== SUPPLIED INFORMATION ==
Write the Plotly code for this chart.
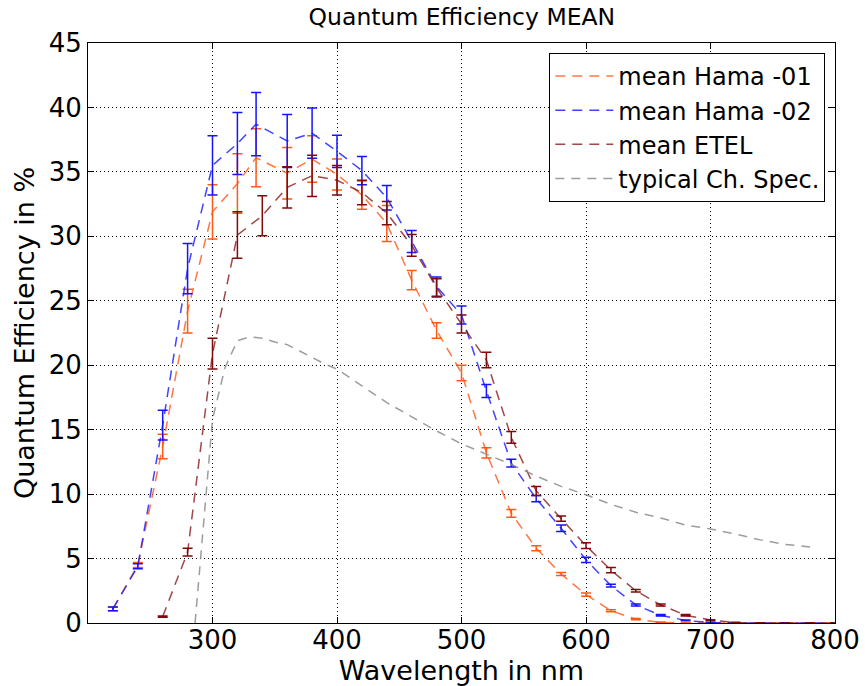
import plotly.graph_objects as go

# ---- data ----
wl_hama = [220, 240, 260, 280, 300, 320, 335, 360, 380, 400, 420, 440, 460, 480, 500,
           520, 540, 560, 580, 600, 620, 640, 660, 680, 700, 720, 740, 760, 780, 800]
hama01_mean = [1.1, 4.5, 13.7, 24.2, 31.9, 34.1, 36.1, 34.9, 36.0, 34.8, 33.2, 31.0, 26.6, 22.7, 19.4,
               13.2, 8.5, 5.8, 3.8, 2.2, 0.95, 0.3, 0.05, 0.0, 0.0, 0.0, 0.0, 0.0, 0.0, 0.0]
hama01_err = [0.15, 0.2, 0.95, 1.7, 2.1, 2.3, 2.25, 2.0, 1.8, 1.2, 1.1, 1.4, 0.75, 0.6, 0.6,
              0.4, 0.3, 0.2, 0.12, 0.12, 0.08, 0.05, 0.02, 0.0, 0.0, 0.0, 0.0, 0.0, 0.0, 0.0]
hama02_mean = [1.1, 4.4, 15.35, 27.5, 35.5, 37.2, 38.7, 37.4, 38.0, 36.6, 35.1, 33.0, 29.6, 26.1, 23.9,
               18.0, 12.4, 9.65, 7.35, 4.9, 2.9, 1.4, 0.6, 0.2, 0.03, 0.0, 0.0, 0.0, 0.0, 0.0]
hama02_err = [0.15, 0.2, 1.15, 1.95, 2.3, 2.4, 2.45, 2.05, 1.95, 1.25, 1.1, 0.95, 0.85, 0.75, 0.7,
              0.5, 0.3, 0.25, 0.25, 0.2, 0.1, 0.08, 0.05, 0.03, 0.02, 0.0, 0.0, 0.0, 0.0, 0.0]

wl_etel = [260, 280, 300, 320, 340, 360, 380, 400, 420, 440, 460, 480, 500, 520,
           540, 560, 580, 600, 620, 640, 660, 680, 700, 720, 740, 760, 780, 800]
etel_mean = [0.5, 5.5, 20.9, 30.1, 31.6, 33.8, 34.7, 34.35, 33.4, 31.8, 29.3, 26.0, 23.2, 20.4,
             14.4, 10.25, 8.1, 6.0, 4.1, 2.5, 1.4, 0.6, 0.23, 0.03, 0.0, 0.0, 0.0, 0.0]
etel_err = [0.05, 0.3, 1.2, 1.8, 1.55, 1.6, 1.6, 1.15, 0.95, 0.9, 0.85, 0.7, 0.7, 0.6,
            0.45, 0.35, 0.2, 0.22, 0.2, 0.1, 0.08, 0.05, 0.03, 0.02, 0.0, 0.0, 0.0, 0.0]

wl_spec = [286, 300, 310, 320, 330, 340, 350, 360, 370, 380, 390, 400, 420, 440, 460, 480,
           500, 520, 540, 560, 580, 600, 620, 640, 660, 680, 700, 720, 740, 760, 780]
spec_qe = [0.0, 15.8, 19.8, 21.9, 22.2, 22.1, 21.8, 21.6, 21.1, 20.6, 20.1, 19.7, 18.4, 17.1, 16.0, 14.9,
           13.9, 13.1, 12.3, 11.4, 10.6, 9.95, 9.2, 8.6, 8.15, 7.6, 7.3, 6.9, 6.45, 6.1, 5.9]

x_ticks = [300, 400, 500, 600, 700, 800]
y_ticks = [0, 5, 10, 15, 20, 25, 30, 35, 40, 45]

FONT = "DejaVu Sans"

fig = go.Figure()

def add_series(x, y, err, name, line_rgba, bar_color):
    fig.add_trace(go.Scatter(
        x=x, y=y, name=name, mode="lines",
        line=dict(color=line_rgba, width=1.5, dash="10px,7px"),
        error_y=dict(type="data", array=err, visible=True, color=bar_color,
                     thickness=1.5, width=5),
    ))

add_series(wl_hama, hama01_mean, hama01_err, "mean Hama -01", "rgba(255,85,20,0.8)", "#ff5a14")
add_series(wl_hama, hama02_mean, hama02_err, "mean Hama -02", "rgba(20,20,255,0.8)", "#1414ff")
add_series(wl_etel, etel_mean, etel_err, "mean ETEL", "rgba(128,10,10,0.75)", "#800a0a")
fig.add_trace(go.Scatter(
    x=wl_spec, y=spec_qe, name="typical Ch. Spec.", mode="lines",
    line=dict(color="rgba(140,140,140,0.85)", width=1.5, dash="9px,7px"),
))

axis_common = dict(
    showline=True, linecolor="black", linewidth=1, mirror="ticks",
    ticks="inside", ticklen=6, tickcolor="black", tickwidth=1,
    showgrid=True, gridcolor="black", gridwidth=1, griddash="1px,3px",
    zeroline=False, tickfont=dict(family=FONT, size=26, color="black"),
    automargin=False,
)

fig.update_xaxes(range=[200, 800], tickvals=x_ticks, ticktext=[str(v) for v in x_ticks],
                 ticklabelstandoff=-6,
                 title=dict(text="Wavelength in nm", font=dict(family=FONT, size=27, color="black"), standoff=0),
                 **axis_common)
fig.update_yaxes(range=[0, 45], tickvals=y_ticks, ticktext=[str(v) for v in y_ticks],
                 title=dict(text="Quantum Efficiency in %", font=dict(family=FONT, size=27, color="black"), standoff=6),
                 **axis_common)

fig.update_layout(
    width=865, height=686,
    margin=dict(l=88, r=30, t=43, b=63, autoexpand=False),
    paper_bgcolor="white", plot_bgcolor="white",
    font=dict(family=FONT, color="black"),
    title=dict(text="Quantum Efficiency MEAN", x=0.534, xanchor="center", y=0.975, yanchor="middle",
               font=dict(family=FONT, size=23.5, color="black")),
    legend=dict(x=0.987, y=0.983, xanchor="right", yanchor="top",
                bgcolor="white", bordercolor="black", borderwidth=1,
                font=dict(family=FONT, size=24, color="black"),
                itemwidth=58, tracegroupgap=0),
    showlegend=True,
)

fig.write_html("out.html")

== WRITTEN TASK ==
Go through the listing above and quote it exactly, apart from its images.

== EXERCISE SOLUTION ==
Write the Plotly code for this chart.
import plotly.graph_objects as go

# ---- data ----
wl_hama = [220, 240, 260, 280, 300, 320, 335, 360, 380, 400, 420, 440, 460, 480, 500,
           520, 540, 560, 580, 600, 620, 640, 660, 680, 700, 720, 740, 760, 780, 800]
hama01_mean = [1.1, 4.5, 13.7, 24.2, 31.9, 34.1, 36.1, 34.9, 36.0, 34.8, 33.2, 31.0, 26.6, 22.7, 19.4,
               13.2, 8.5, 5.8, 3.8, 2.2, 0.95, 0.3, 0.05, 0.0, 0.0, 0.0, 0.0, 0.0, 0.0, 0.0]
hama01_err = [0.15, 0.2, 0.95, 1.7, 2.1, 2.3, 2.25, 2.0, 1.8, 1.2, 1.1, 1.4, 0.75, 0.6, 0.6,
              0.4, 0.3, 0.2, 0.12, 0.12, 0.08, 0.05, 0.02, 0.0, 0.0, 0.0, 0.0, 0.0, 0.0, 0.0]
hama02_mean = [1.1, 4.4, 15.35, 27.5, 35.5, 37.2, 38.7, 37.4, 38.0, 36.6, 35.1, 33.0, 29.6, 26.1, 23.9,
               18.0, 12.4, 9.65, 7.35, 4.9, 2.9, 1.4, 0.6, 0.2, 0.03, 0.0, 0.0, 0.0, 0.0, 0.0]
hama02_err = [0.15, 0.2, 1.15, 1.95, 2.3, 2.4, 2.45, 2.05, 1.95, 1.25, 1.1, 0.95, 0.85, 0.75, 0.7,
              0.5, 0.3, 0.25, 0.25, 0.2, 0.1, 0.08, 0.05, 0.03, 0.02, 0.0, 0.0, 0.0, 0.0, 0.0]

wl_etel = [260, 280, 300, 320, 340, 360, 380, 400, 420, 440, 460, 480, 500, 520,
           540, 560, 580, 600, 620, 640, 660, 680, 700, 720, 740, 760, 780, 800]
etel_mean = [0.5, 5.5, 20.9, 30.1, 31.6, 33.8, 34.7, 34.35, 33.4, 31.8, 29.3, 26.0, 23.2, 20.4,
             14.4, 10.25, 8.1, 6.0, 4.1, 2.5, 1.4, 0.6, 0.23, 0.03, 0.0, 0.0, 0.0, 0.0]
etel_err = [0.05, 0.3, 1.2, 1.8, 1.55, 1.6, 1.6, 1.15, 0.95, 0.9, 0.85, 0.7, 0.7, 0.6,
            0.45, 0.35, 0.2, 0.22, 0.2, 0.1, 0.08, 0.05, 0.03, 0.02, 0.0, 0.0, 0.0, 0.0]

wl_spec = [286, 300, 310, 320, 330, 340, 350, 360, 370, 380, 390, 400, 420, 440, 460, 480,
           500, 520, 540, 560, 580, 600, 620, 640, 660, 680, 700, 720, 740, 760, 780]
spec_qe = [0.0, 15.8, 19.8, 21.9, 22.2, 22.1, 21.8, 21.6, 21.1, 20.6, 20.1, 19.7, 18.4, 17.1, 16.0, 14.9,
           13.9, 13.1, 12.3, 11.4, 10.6, 9.95, 9.2, 8.6, 8.15, 7.6, 7.3, 6.9, 6.45, 6.1, 5.9]

x_ticks = [300, 400, 500, 600, 700, 800]
y_ticks = [0, 5, 10, 15, 20, 25, 30, 35, 40, 45]

FONT = "DejaVu Sans"

fig = go.Figure()

def add_series(x, y, err, name, line_rgba, bar_color):
    fig.add_trace(go.Scatter(
        x=x, y=y, name=name, mode="lines",
        line=dict(color=line_rgba, width=1.5, dash="10px,7px"),
        error_y=dict(type="data", array=err, visible=True, color=bar_color,
                     thickness=1.5, width=5),
    ))

add_series(wl_hama, hama01_mean, hama01_err, "mean Hama -01", "rgba(255,85,20,0.8)", "#ff5a14")
add_series(wl_hama, hama02_mean, hama02_err, "mean Hama -02", "rgba(20,20,255,0.8)", "#1414ff")
add_series(wl_etel, etel_mean, etel_err, "mean ETEL", "rgba(128,10,10,0.75)", "#800a0a")
fig.add_trace(go.Scatter(
    x=wl_spec, y=spec_qe, name="typical Ch. Spec.", mode="lines",
    line=dict(color="rgba(140,140,140,0.85)", width=1.5, dash="9px,7px"),
))

axis_common = dict(
    showline=True, linecolor="black", linewidth=1, mirror="ticks",
    ticks="inside", ticklen=6, tickcolor="black", tickwidth=1,
    showgrid=True, gridcolor="black", gridwidth=1, griddash="1px,3px",
    zeroline=False, tickfont=dict(family=FONT, size=26, color="black"),
    automargin=False,
)

fig.update_xaxes(range=[200, 800], tickvals=x_ticks, ticktext=[str(v) for v in x_ticks],
                 ticklabelstandoff=-6,
                 title=dict(text="Wavelength in nm", font=dict(family=FONT, size=27, color="black"), standoff=0),
                 **axis_common)
fig.update_yaxes(range=[0, 45], tickvals=y_ticks, ticktext=[str(v) for v in y_ticks],
                 title=dict(text="Quantum Efficiency in %", font=dict(family=FONT, size=27, color="black"), standoff=6),
                 **axis_common)

fig.update_layout(
    width=865, height=686,
    margin=dict(l=88, r=30, t=43, b=63, autoexpand=False),
    paper_bgcolor="white", plot_bgcolor="white",
    font=dict(family=FONT, color="black"),
    title=dict(text="Quantum Efficiency MEAN", x=0.534, xanchor="center", y=0.975, yanchor="middle",
               font=dict(family=FONT, size=23.5, color="black")),
    legend=dict(x=0.987, y=0.983, xanchor="right", yanchor="top",
                bgcolor="white", bordercolor="black", borderwidth=1,
                font=dict(family=FONT, size=24, color="black"),
                itemwidth=58, tracegroupgap=0),
    showlegend=True,
)

fig.write_html("out.html")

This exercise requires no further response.